◆ **SET PROBLEM**:
Leave out all pictures and give back precisely the lines from the line with "Output the web" to the line with "const y = d3.scaleLinear().domain([0, 5]).range([454, 99]);", including those two lines.

◆ **STORED ROWS**:
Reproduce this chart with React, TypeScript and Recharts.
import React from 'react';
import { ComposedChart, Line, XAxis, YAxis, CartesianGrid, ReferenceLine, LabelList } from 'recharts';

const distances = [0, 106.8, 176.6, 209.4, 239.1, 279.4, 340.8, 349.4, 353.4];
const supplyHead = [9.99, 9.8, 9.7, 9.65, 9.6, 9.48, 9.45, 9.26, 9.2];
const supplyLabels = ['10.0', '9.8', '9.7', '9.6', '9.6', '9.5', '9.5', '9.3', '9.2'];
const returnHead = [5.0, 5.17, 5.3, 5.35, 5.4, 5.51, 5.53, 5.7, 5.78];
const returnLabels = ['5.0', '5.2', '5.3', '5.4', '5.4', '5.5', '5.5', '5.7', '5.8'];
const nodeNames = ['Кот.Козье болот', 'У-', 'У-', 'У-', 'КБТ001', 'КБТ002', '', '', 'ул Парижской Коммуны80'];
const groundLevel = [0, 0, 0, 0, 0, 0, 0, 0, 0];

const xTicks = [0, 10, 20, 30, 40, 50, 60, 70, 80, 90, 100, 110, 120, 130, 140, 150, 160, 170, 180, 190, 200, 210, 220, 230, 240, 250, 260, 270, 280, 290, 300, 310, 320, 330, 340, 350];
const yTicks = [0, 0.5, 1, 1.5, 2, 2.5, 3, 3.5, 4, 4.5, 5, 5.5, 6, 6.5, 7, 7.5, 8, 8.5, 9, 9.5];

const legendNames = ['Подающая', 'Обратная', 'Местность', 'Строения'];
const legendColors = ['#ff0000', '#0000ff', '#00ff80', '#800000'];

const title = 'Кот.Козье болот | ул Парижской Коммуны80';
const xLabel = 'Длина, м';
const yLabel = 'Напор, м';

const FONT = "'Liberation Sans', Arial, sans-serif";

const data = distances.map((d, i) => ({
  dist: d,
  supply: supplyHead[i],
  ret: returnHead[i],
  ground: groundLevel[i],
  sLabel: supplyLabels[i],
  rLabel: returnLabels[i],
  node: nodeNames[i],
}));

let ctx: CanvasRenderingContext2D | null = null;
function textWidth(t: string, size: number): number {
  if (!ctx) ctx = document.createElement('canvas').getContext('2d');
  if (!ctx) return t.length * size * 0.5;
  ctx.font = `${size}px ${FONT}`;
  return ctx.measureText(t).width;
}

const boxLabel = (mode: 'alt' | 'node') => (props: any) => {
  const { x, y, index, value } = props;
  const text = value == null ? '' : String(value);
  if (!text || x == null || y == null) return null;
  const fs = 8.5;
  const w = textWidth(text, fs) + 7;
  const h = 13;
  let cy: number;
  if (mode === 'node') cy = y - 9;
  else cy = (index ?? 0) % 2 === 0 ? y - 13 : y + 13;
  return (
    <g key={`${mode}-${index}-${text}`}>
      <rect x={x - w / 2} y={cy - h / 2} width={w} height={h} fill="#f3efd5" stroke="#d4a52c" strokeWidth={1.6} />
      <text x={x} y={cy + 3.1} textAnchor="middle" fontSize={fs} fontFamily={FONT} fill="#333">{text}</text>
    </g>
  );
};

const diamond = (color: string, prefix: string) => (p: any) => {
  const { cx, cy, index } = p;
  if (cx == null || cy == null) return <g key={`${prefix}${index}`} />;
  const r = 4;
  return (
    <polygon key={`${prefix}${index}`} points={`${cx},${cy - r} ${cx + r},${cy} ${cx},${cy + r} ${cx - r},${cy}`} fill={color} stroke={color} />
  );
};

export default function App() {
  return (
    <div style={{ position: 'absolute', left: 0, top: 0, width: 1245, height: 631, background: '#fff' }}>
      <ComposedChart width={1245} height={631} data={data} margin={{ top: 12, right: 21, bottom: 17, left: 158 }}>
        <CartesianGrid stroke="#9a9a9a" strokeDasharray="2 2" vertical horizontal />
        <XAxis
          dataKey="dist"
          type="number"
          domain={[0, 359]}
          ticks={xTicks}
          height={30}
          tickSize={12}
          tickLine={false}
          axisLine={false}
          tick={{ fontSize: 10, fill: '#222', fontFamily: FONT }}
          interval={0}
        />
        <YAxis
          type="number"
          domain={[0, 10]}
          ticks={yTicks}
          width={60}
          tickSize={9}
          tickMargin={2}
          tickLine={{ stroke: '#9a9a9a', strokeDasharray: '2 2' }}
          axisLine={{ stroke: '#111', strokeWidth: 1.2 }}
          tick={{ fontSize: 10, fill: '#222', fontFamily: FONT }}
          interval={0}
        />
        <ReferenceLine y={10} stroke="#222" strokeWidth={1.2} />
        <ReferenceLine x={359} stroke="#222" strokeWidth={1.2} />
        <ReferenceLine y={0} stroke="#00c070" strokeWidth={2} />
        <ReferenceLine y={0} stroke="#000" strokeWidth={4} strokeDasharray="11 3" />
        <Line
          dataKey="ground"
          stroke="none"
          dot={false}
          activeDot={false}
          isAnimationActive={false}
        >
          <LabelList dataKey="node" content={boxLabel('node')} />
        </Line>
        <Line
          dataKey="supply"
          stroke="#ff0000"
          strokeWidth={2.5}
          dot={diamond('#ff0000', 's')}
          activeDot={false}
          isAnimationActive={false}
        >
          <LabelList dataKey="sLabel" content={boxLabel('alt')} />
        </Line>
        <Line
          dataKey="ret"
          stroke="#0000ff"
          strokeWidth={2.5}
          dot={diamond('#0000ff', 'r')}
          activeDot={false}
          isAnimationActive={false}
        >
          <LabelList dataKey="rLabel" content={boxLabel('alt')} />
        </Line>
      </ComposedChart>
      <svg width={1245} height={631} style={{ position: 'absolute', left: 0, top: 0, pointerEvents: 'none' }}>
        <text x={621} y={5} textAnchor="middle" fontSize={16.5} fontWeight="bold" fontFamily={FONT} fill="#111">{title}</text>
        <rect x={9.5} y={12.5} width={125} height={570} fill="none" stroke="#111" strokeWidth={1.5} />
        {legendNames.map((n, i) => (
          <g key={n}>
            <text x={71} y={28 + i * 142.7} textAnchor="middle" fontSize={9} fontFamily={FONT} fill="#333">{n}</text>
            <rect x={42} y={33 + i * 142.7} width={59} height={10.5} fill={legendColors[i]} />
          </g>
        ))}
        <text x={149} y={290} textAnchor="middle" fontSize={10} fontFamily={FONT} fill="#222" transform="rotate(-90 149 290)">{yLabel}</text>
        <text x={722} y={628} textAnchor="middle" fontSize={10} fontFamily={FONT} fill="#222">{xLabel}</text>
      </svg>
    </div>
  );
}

* * *

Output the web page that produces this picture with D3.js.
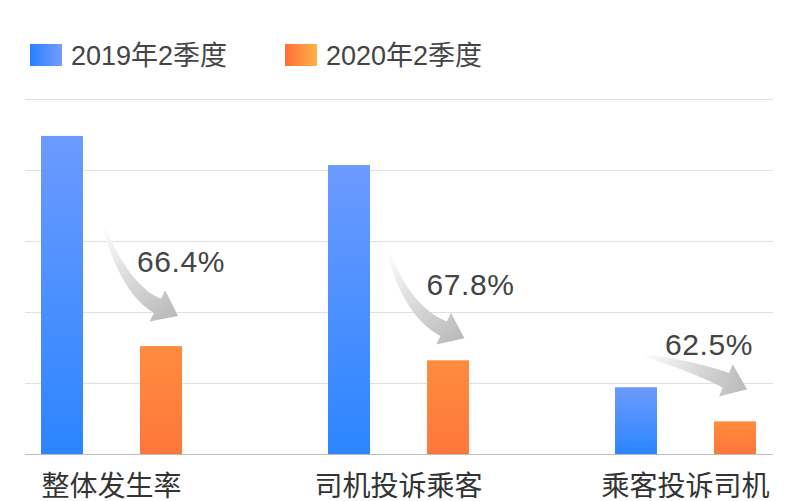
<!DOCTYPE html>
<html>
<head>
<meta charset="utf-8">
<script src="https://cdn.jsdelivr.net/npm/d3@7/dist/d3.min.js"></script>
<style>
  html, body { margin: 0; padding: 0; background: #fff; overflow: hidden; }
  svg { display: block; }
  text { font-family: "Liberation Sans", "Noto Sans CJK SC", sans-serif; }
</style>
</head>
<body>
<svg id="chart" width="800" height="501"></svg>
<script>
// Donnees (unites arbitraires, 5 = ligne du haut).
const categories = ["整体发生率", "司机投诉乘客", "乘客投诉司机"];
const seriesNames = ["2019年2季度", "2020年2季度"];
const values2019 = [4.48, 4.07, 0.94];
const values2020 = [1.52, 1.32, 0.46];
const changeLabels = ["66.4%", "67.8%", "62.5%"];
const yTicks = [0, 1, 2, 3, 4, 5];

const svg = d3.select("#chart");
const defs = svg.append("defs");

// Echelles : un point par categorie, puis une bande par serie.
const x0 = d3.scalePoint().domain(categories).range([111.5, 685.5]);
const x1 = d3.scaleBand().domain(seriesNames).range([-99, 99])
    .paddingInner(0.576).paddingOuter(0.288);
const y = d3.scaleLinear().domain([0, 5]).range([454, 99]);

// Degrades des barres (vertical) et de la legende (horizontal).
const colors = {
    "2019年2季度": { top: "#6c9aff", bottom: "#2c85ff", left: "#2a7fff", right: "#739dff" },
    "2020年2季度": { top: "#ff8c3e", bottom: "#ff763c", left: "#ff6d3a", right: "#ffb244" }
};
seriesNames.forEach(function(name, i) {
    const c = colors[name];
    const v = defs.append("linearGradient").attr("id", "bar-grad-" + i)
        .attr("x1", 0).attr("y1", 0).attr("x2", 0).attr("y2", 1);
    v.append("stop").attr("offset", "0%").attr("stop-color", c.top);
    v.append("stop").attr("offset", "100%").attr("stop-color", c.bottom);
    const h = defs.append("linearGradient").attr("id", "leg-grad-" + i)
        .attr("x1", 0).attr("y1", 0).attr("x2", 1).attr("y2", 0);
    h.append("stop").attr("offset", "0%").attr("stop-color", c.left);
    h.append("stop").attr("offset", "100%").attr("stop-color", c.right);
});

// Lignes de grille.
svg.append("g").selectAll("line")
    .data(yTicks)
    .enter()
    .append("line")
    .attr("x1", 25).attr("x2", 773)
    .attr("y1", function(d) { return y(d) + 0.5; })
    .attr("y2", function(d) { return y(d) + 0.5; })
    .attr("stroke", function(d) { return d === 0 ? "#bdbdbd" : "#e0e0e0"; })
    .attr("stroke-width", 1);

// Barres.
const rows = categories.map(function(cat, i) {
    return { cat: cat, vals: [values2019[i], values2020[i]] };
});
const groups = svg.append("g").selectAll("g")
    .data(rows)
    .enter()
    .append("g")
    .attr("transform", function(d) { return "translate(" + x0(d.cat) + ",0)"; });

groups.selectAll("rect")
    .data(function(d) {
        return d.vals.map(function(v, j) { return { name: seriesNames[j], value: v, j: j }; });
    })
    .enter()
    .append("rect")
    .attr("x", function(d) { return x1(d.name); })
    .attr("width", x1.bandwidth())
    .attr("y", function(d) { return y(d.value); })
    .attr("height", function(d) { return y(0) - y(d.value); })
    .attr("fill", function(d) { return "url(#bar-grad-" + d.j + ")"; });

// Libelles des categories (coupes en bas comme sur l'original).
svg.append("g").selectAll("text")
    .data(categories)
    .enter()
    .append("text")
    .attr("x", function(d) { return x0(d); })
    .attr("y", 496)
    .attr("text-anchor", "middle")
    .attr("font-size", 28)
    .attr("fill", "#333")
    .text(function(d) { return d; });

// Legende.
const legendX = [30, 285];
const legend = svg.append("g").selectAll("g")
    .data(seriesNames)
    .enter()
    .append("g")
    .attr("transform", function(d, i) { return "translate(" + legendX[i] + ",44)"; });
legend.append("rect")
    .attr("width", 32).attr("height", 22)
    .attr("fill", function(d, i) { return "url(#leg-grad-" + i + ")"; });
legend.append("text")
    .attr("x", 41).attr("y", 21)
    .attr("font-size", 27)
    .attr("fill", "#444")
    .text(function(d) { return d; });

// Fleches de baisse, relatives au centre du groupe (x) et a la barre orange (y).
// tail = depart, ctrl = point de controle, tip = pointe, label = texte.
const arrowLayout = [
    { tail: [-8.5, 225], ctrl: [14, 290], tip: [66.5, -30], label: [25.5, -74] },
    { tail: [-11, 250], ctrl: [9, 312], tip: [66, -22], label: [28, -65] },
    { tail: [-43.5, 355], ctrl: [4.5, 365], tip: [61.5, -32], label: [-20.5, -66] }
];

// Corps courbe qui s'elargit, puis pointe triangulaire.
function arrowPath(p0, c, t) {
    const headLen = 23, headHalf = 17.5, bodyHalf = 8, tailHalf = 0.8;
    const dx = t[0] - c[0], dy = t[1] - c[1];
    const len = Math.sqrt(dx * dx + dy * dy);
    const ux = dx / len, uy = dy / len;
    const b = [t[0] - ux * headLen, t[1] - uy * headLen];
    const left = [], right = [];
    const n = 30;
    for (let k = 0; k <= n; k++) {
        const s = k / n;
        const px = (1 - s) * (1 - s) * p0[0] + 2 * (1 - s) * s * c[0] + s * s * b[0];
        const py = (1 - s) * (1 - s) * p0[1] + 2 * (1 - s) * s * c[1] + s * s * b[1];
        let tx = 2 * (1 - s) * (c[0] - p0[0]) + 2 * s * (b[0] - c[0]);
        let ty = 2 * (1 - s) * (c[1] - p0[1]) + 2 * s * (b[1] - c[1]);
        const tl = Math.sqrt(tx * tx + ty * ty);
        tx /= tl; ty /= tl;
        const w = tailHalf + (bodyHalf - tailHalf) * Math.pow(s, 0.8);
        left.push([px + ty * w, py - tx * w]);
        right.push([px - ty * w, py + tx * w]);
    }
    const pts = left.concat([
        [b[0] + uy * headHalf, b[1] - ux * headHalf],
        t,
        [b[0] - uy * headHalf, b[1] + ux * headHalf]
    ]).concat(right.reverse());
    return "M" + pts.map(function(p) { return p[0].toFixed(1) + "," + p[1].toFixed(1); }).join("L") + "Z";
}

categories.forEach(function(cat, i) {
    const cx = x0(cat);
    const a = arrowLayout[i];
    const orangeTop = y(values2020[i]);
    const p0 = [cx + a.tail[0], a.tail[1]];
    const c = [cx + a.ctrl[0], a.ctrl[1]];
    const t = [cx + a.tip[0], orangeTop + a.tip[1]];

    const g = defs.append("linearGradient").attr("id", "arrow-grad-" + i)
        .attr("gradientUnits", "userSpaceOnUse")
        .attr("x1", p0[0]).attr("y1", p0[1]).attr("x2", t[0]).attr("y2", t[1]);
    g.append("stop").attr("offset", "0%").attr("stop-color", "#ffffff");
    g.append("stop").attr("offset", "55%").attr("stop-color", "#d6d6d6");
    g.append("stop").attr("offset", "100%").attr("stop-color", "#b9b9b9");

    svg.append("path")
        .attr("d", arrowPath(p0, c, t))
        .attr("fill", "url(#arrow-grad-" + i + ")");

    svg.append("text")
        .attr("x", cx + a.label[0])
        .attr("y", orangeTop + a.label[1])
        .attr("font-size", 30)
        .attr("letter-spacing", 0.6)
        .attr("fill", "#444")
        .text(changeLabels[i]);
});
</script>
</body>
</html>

* * *

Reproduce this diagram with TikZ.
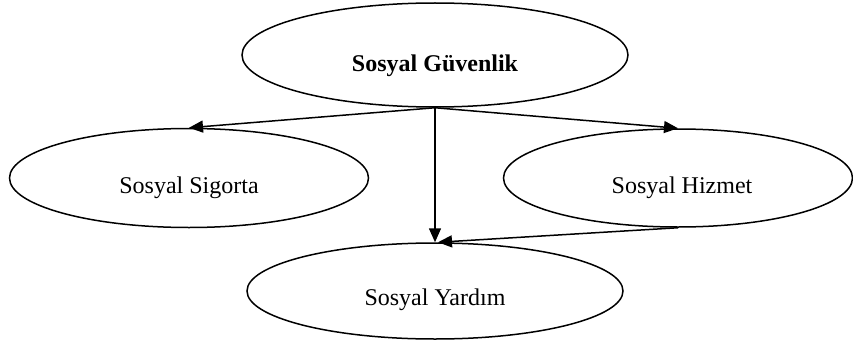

◆ **TASK RESPONSE**:
Output the web page that produces this picture with D3.js.
<!DOCTYPE html>
<html>
<head>
<meta charset="utf-8">
<script src="https://cdn.jsdelivr.net/npm/d3@7/dist/d3.min.js"></script>
<style>
  html, body { margin: 0; padding: 0; background: #fff; overflow: hidden; }
  svg { display: block; }
  text { font-family: "Liberation Sans", "Noto Sans CJK SC", sans-serif; }
</style>
</head>
<body>
<svg id="chart" width="800" height="501"></svg>
<script>
// Donnees (unites arbitraires, 5 = ligne du haut).
const categories = ["整体发生率", "司机投诉乘客", "乘客投诉司机"];
const seriesNames = ["2019年2季度", "2020年2季度"];
const values2019 = [4.48, 4.07, 0.94];
const values2020 = [1.52, 1.32, 0.46];
const changeLabels = ["66.4%", "67.8%", "62.5%"];
const yTicks = [0, 1, 2, 3, 4, 5];

const svg = d3.select("#chart");
const defs = svg.append("defs");

// Echelles : un point par categorie, puis une bande par serie.
const x0 = d3.scalePoint().domain(categories).range([111.5, 685.5]);
const x1 = d3.scaleBand().domain(seriesNames).range([-99, 99])
    .paddingInner(0.576).paddingOuter(0.288);
const y = d3.scaleLinear().domain([0, 5]).range([454, 99]);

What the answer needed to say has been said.